I have some — well, many — Google Alerts set up to follow topics in Google News. I regularly go into my Alerts page to manage, i.e., delete alerts that no longer interest me. But what I don’t do, unfortunately, is manage those longstanding old alerts for news I want to follow every day. Resolved: I need to do this to comply with my 2025 New Year resolutions to make my email feed more manageable.
The problem I can fix with my alert query is to perfect the search itself to be more specific. But this is always a quandary: how to make the search terms specific without losing the broader answers, the news stories I could miss?
The problem I can’t fix — can someone tell me if I can? — is that Google “News” is retrieving stories from the past. I assume that these are stories that have more recently be ADDED to the Google data, not the “most recent” stories about the topic. These are my choices for editing the settingss:
Nothing here about retrieving only news, not history.
Usually I am just annoyed, and move on to the next. But an example today got me more than annoyed, I now resolve to fix it, but how?
Here’s the alert:
Wow! A scoop from the reputable Reuters news agency about an “historic agreement!” Could President Biden have decided to renew a relationship with the Cuban government in the last days of his administration? Was the Guantanamo base on the negotiation table?
I opened the link. Here’s the story:
Oh, it’s something President Obama did, ten years ago. My spirits sank.

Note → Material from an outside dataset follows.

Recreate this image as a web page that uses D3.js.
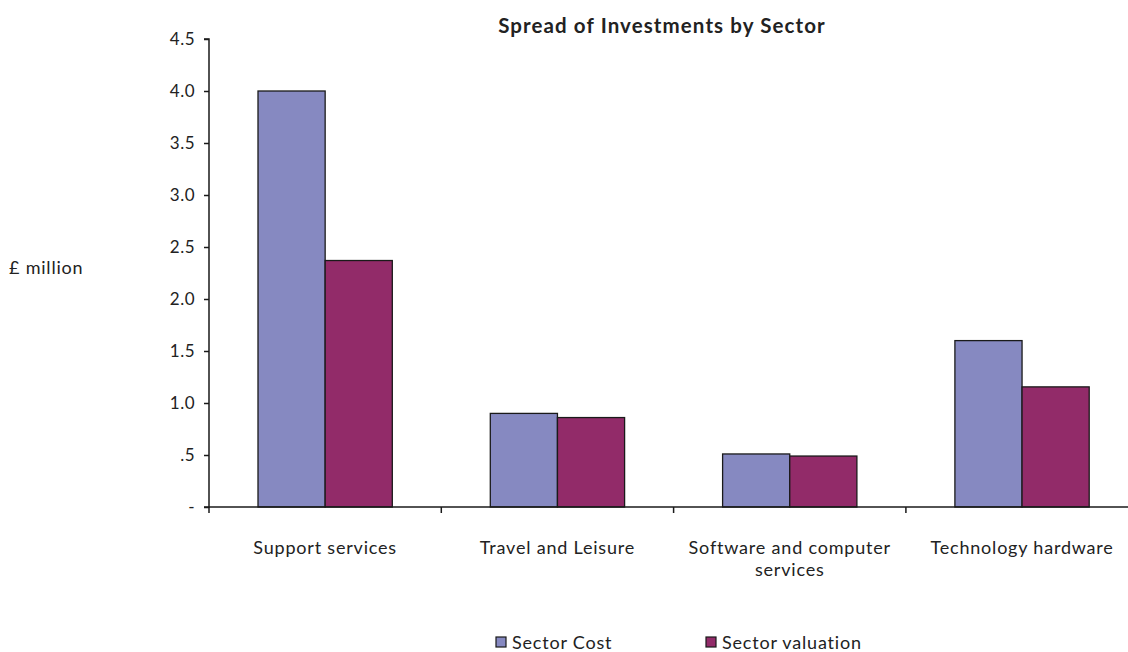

I have had an alert for: guantanamo released since the first day alerts were made possible. I don’t remember when, but I’m guessing it could have been possible since Guantanamo first opened to detainee men in the “war on terror.” That would be January 11, 2002. Yes, yesterday was the 23rd anniversary of the detention camp on the U.S. naval base at Guantanamo Bay. There were many stories in my email feed yesterday.
Oh, no, but my alert was possibly created in 2003, because that was when Google’s alert feature was launched. Now I’m guessing I didn’t create an alert until the first detainee was transferred,
Bad guess, again. The first detainee to be transferred (barring any secret transfers that may have happened) was Yaser Hamdi, an “enemy combatant” who was born in the USA. That was in April 2002, when he was transferred to a mainland U.S. military brig, and subsequently stripped of his citizenship and in 2004 was sent to Saudi Arabia without charges ever being filed. Still before the alert feature was offered.
Now this made me wonder, exactly who was transferred from Guantanamo after Mr. Hamdi?
Fortunately, I know where to go to find out: Wayback Machine at the Internet Archive. I have a bookmark for an old Department of Defense web page showing the detainees transferred from April 2002 to October 2008, in order of their transfer (or death) and date of transfer. That’s old news, too. For the current number, go to the New York Times Guantanamo Docket: It was updated on January 6, 2025, and shows that only 15 men remain detained there, of the roughly 790 men who were held over these 23 years.
I’m digressing, and I apologize. I’ve been following and reporting on Guantanamo news since that day in January 2002, as I moved through jobs at the Washington Post, the New York Times, ICIJ, NPR and The Intercept. On Friday, I was prepared to watch 9/11 “mastermind” Khalid Sheikh Mohammad plead guilty to his crimes. But a federal court halted the hearing on the night before his appearance.
That’s why I was watching my email alerts. And that’s why the arrival of an “alert” from 2015 got my attention. Like the families of 9/11 victims, I want to see the end of it.